Five juveniles between the ages of 11 and 13 admitted to the crime on Monday, June 10. The juveniles posted a video of the rampage at John Muir Elementary School that transpired Saturday night. Community input helped to identify the individuals involved in the crime.
According to officials, three of the juveniles damaged Will Rogers Learning Community located on Sunset Park, and Roosevelt Elementary School located on Montana Avenue that same evening.
Four of the juveniles were issued citations for vandalism by the Santa Monica Police Department. The fifth juvenile was not from the Santa Monica region and was not issued a citation by authorities.
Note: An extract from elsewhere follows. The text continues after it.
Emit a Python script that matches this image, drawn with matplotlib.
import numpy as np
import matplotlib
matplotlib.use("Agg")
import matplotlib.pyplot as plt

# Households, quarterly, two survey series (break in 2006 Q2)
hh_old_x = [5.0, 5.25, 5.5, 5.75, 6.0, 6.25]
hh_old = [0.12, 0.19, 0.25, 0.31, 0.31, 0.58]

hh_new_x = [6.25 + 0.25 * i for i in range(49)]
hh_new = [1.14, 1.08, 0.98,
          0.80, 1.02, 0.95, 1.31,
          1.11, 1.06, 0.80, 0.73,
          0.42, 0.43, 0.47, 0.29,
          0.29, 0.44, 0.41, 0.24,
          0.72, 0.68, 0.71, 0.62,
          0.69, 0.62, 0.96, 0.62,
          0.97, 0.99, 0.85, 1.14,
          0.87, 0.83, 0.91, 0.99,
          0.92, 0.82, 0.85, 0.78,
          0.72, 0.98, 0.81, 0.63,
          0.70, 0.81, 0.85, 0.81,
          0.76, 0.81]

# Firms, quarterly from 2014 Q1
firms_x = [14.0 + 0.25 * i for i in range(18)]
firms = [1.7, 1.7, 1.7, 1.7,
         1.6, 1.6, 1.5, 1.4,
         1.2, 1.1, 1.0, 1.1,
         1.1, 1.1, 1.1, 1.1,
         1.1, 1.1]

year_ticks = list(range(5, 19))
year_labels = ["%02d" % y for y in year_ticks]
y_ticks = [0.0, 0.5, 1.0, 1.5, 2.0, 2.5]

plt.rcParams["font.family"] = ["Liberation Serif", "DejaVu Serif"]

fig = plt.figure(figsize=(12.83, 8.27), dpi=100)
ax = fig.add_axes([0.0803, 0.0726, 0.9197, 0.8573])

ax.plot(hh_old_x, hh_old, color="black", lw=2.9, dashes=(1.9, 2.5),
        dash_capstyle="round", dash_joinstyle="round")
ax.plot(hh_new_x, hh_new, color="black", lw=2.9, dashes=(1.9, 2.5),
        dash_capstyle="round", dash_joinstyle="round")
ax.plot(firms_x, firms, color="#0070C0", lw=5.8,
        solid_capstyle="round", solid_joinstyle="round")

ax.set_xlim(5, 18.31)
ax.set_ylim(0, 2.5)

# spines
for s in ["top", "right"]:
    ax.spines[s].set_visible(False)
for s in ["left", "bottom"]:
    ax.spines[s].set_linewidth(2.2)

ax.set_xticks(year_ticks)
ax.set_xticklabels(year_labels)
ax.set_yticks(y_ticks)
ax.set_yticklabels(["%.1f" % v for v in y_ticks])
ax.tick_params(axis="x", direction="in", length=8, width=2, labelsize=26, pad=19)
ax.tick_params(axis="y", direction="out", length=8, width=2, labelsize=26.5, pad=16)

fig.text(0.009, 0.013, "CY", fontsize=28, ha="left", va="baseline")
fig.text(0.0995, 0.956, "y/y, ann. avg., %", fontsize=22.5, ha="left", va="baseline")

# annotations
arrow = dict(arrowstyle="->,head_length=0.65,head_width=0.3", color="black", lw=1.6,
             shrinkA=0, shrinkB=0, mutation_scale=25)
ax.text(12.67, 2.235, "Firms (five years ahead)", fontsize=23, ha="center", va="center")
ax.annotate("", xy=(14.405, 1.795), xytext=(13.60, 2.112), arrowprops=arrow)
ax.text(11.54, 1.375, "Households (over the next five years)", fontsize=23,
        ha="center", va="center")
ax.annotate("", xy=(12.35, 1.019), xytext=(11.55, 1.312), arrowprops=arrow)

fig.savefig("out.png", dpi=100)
The cases will be handled by the School Resource Division of the SMPD in collaboration with the Santa Monica Malibu Unified School District.
Video originally posted on Instagram revealed that the 11 and 13-year-olds were setting off fire extinguishers and kicking furniture and books at Muir Elementary.
SMMUSD Superintendent Dr. Ben Drati sent out a letter Sunday, June 9 to parents and staff. The letter reads that “Heavy damage was done by expelling numerous fire extinguishers indoors on books, walls, flooring in classrooms and the library, breaking windows, destroying furniture, technology and materials, dumping cans of paint on exteriors, and flooding rooms by turning on the sinks.” It did not appear that anything was stolen from any of the elementary schools.
Drati said in a letter that the school district plans on upgrading the school systems intrusion alarms, cameras around campus perimeters and electronic locks as a part of SMS which was passed last November.
According to the California Welfare and Institutions code, the parent or guardian may be liable for the payment of restitution, fines or penalty assessments to the victim, in this case the school district. The Malibu-Santa Monica School District says that the damage could be up to $100,000.
The damage did not interfere with the school’s planned fifth-grade graduation ceremony. Drati wrote in his letter that, “The operations team is onsite and working to restore as much as can be for our important ceremony and celebration.” The fifth-grade graduation was held at Muir Elementary Monday morning as scheduled.
Community & Public Relations Officer, Gail Pinsker informed Canyon News that the elementary schools do not have guards during school days or the weekend, but Santa Monica and Malibu’s middle and high schools do have campus security. During school, the sites are closed with an access system for visitors.
Pinsker indicated that the measure will offer the inclusion of perimeter cameras on school grounds and intrusion alarms, so that harsh vandalism events like this can be prevented in the future.